- _TASK TO COMPLETE_:
Copy all of the material word for word, except for the pictures.
··········
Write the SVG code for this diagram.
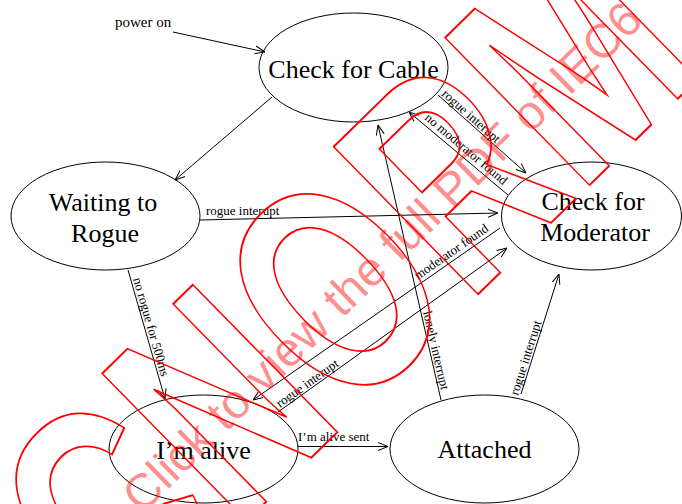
<svg xmlns="http://www.w3.org/2000/svg" width="682" height="504" viewBox="0 0 682 504">
<style>
.node ellipse{fill:#fff;stroke:#000;stroke-width:1}
.node text{font-family:"Liberation Serif","Times New Roman",serif;font-size:26px;fill:#000;text-anchor:middle}
.edges line{stroke:#000;stroke-width:1;fill:none;marker-end:url(#arr)}
.lbl{font-family:"Liberation Serif","Times New Roman",serif;font-size:13px;fill:#000}
.wm1{font-family:"Liberation Sans",Arial,sans-serif;font-weight:bold;font-size:300px;fill:none;stroke:#ff0000;stroke-width:2}
.wm2{font-family:"Liberation Sans",Arial,sans-serif;font-size:48px;fill:#ff0000;fill-opacity:0.45}
</style>
<defs>
<marker id="arr" viewBox="0 0 10 10" refX="10" refY="5" markerWidth="10" markerHeight="10" markerUnits="userSpaceOnUse" orient="auto">
<path d="M0,1 L10,5 L0,9" fill="none" stroke="#000" stroke-width="1"/>
</marker>
</defs>
<rect width="682" height="504" fill="#fff"/>
<g id="node-check-cable" class="node">
<ellipse cx="353.5" cy="67.5" rx="94.5" ry="54.5"/>
<text x="353.5" y="77.5">Check for Cable</text>
</g>
<g id="node-waiting-rogue" class="node">
<ellipse cx="105.5" cy="216" rx="94.5" ry="54"/>
<text x="103" y="211">Waiting to</text>
<text x="105" y="242">Rogue</text>
</g>
<g id="node-check-moderator" class="node">
<ellipse cx="591.5" cy="216" rx="90" ry="54"/>
<text x="593" y="210">Check for</text>
<text x="595" y="241">Moderator</text>
</g>
<g id="node-im-alive" class="node">
<ellipse cx="203.5" cy="449" rx="94.5" ry="54"/>
<text x="203.5" y="459">I’m alive</text>
</g>
<g id="node-attached" class="node">
<ellipse cx="484.5" cy="449" rx="94.5" ry="54"/>
<text x="484.5" y="458">Attached</text>
</g>
<g id="edges" class="edges">
<line x1="173" y1="32" x2="265" y2="52"/>
<line x1="272" y1="97" x2="175" y2="180"/>
<line x1="200" y1="220" x2="498" y2="213"/>
<line x1="438" y1="95" x2="526" y2="173"/>
<line x1="508" y1="195" x2="409" y2="112"/>
<line x1="500" y1="228" x2="253" y2="400"/>
<line x1="278" y1="412" x2="507" y2="248"/>
<line x1="128" y1="270" x2="165" y2="399"/>
<line x1="298" y1="446.5" x2="388" y2="446.5"/>
<line x1="441" y1="400" x2="378" y2="125"/>
<line x1="521" y1="394" x2="559" y2="274"/>
</g>
<g id="edge-labels">
<text class="lbl" x="115" y="27" style="font-size:15px">power on</text>
<text class="lbl" x="206" y="215">rogue interupt</text>
<text class="lbl" transform="translate(441,95) rotate(41.6)">rogue interupt</text>
<text class="lbl" transform="translate(424,119) rotate(40)">no moderator found</text>
<text class="lbl" transform="translate(418,280) rotate(-34.9)">moderator found</text>
<text class="lbl" transform="translate(280,408) rotate(-35.6)">rogue interupt</text>
<text class="lbl" transform="translate(133,279) rotate(74)">no rogue for 500ms</text>
<text class="lbl" x="298" y="441">I’m alive sent</text>
<text class="lbl" transform="translate(423,312) rotate(77.1)">lonely interrupt</text>
<text class="lbl" transform="translate(518,396) rotate(-72.4)">rogue interrupt</text>
</g>
<g id="watermark">
<text class="wm1" transform="translate(-21,783) rotate(-44.4) scale(0.72,1)">IECNORM.COM</text>
<text class="wm2" transform="translate(142,515) rotate(-44.4)">Click to view the full PDF of IEC6</text>
</g>
</svg>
··········
- _THE REPLY_:
Write the SVG code for this diagram.
<svg xmlns="http://www.w3.org/2000/svg" width="682" height="504" viewBox="0 0 682 504">
<style>
.node ellipse{fill:#fff;stroke:#000;stroke-width:1}
.node text{font-family:"Liberation Serif","Times New Roman",serif;font-size:26px;fill:#000;text-anchor:middle}
.edges line{stroke:#000;stroke-width:1;fill:none;marker-end:url(#arr)}
.lbl{font-family:"Liberation Serif","Times New Roman",serif;font-size:13px;fill:#000}
.wm1{font-family:"Liberation Sans",Arial,sans-serif;font-weight:bold;font-size:300px;fill:none;stroke:#ff0000;stroke-width:2}
.wm2{font-family:"Liberation Sans",Arial,sans-serif;font-size:48px;fill:#ff0000;fill-opacity:0.45}
</style>
<defs>
<marker id="arr" viewBox="0 0 10 10" refX="10" refY="5" markerWidth="10" markerHeight="10" markerUnits="userSpaceOnUse" orient="auto">
<path d="M0,1 L10,5 L0,9" fill="none" stroke="#000" stroke-width="1"/>
</marker>
</defs>
<rect width="682" height="504" fill="#fff"/>
<g id="node-check-cable" class="node">
<ellipse cx="353.5" cy="67.5" rx="94.5" ry="54.5"/>
<text x="353.5" y="77.5">Check for Cable</text>
</g>
<g id="node-waiting-rogue" class="node">
<ellipse cx="105.5" cy="216" rx="94.5" ry="54"/>
<text x="103" y="211">Waiting to</text>
<text x="105" y="242">Rogue</text>
</g>
<g id="node-check-moderator" class="node">
<ellipse cx="591.5" cy="216" rx="90" ry="54"/>
<text x="593" y="210">Check for</text>
<text x="595" y="241">Moderator</text>
</g>
<g id="node-im-alive" class="node">
<ellipse cx="203.5" cy="449" rx="94.5" ry="54"/>
<text x="203.5" y="459">I’m alive</text>
</g>
<g id="node-attached" class="node">
<ellipse cx="484.5" cy="449" rx="94.5" ry="54"/>
<text x="484.5" y="458">Attached</text>
</g>
<g id="edges" class="edges">
<line x1="173" y1="32" x2="265" y2="52"/>
<line x1="272" y1="97" x2="175" y2="180"/>
<line x1="200" y1="220" x2="498" y2="213"/>
<line x1="438" y1="95" x2="526" y2="173"/>
<line x1="508" y1="195" x2="409" y2="112"/>
<line x1="500" y1="228" x2="253" y2="400"/>
<line x1="278" y1="412" x2="507" y2="248"/>
<line x1="128" y1="270" x2="165" y2="399"/>
<line x1="298" y1="446.5" x2="388" y2="446.5"/>
<line x1="441" y1="400" x2="378" y2="125"/>
<line x1="521" y1="394" x2="559" y2="274"/>
</g>
<g id="edge-labels">
<text class="lbl" x="115" y="27" style="font-size:15px">power on</text>
<text class="lbl" x="206" y="215">rogue interupt</text>
<text class="lbl" transform="translate(441,95) rotate(41.6)">rogue interupt</text>
<text class="lbl" transform="translate(424,119) rotate(40)">no moderator found</text>
<text class="lbl" transform="translate(418,280) rotate(-34.9)">moderator found</text>
<text class="lbl" transform="translate(280,408) rotate(-35.6)">rogue interupt</text>
<text class="lbl" transform="translate(133,279) rotate(74)">no rogue for 500ms</text>
<text class="lbl" x="298" y="441">I’m alive sent</text>
<text class="lbl" transform="translate(423,312) rotate(77.1)">lonely interrupt</text>
<text class="lbl" transform="translate(518,396) rotate(-72.4)">rogue interrupt</text>
</g>
<g id="watermark">
<text class="wm1" transform="translate(-21,783) rotate(-44.4) scale(0.72,1)">IECNORM.COM</text>
<text class="wm2" transform="translate(142,515) rotate(-44.4)">Click to view the full PDF of IEC6</text>
</g>
</svg>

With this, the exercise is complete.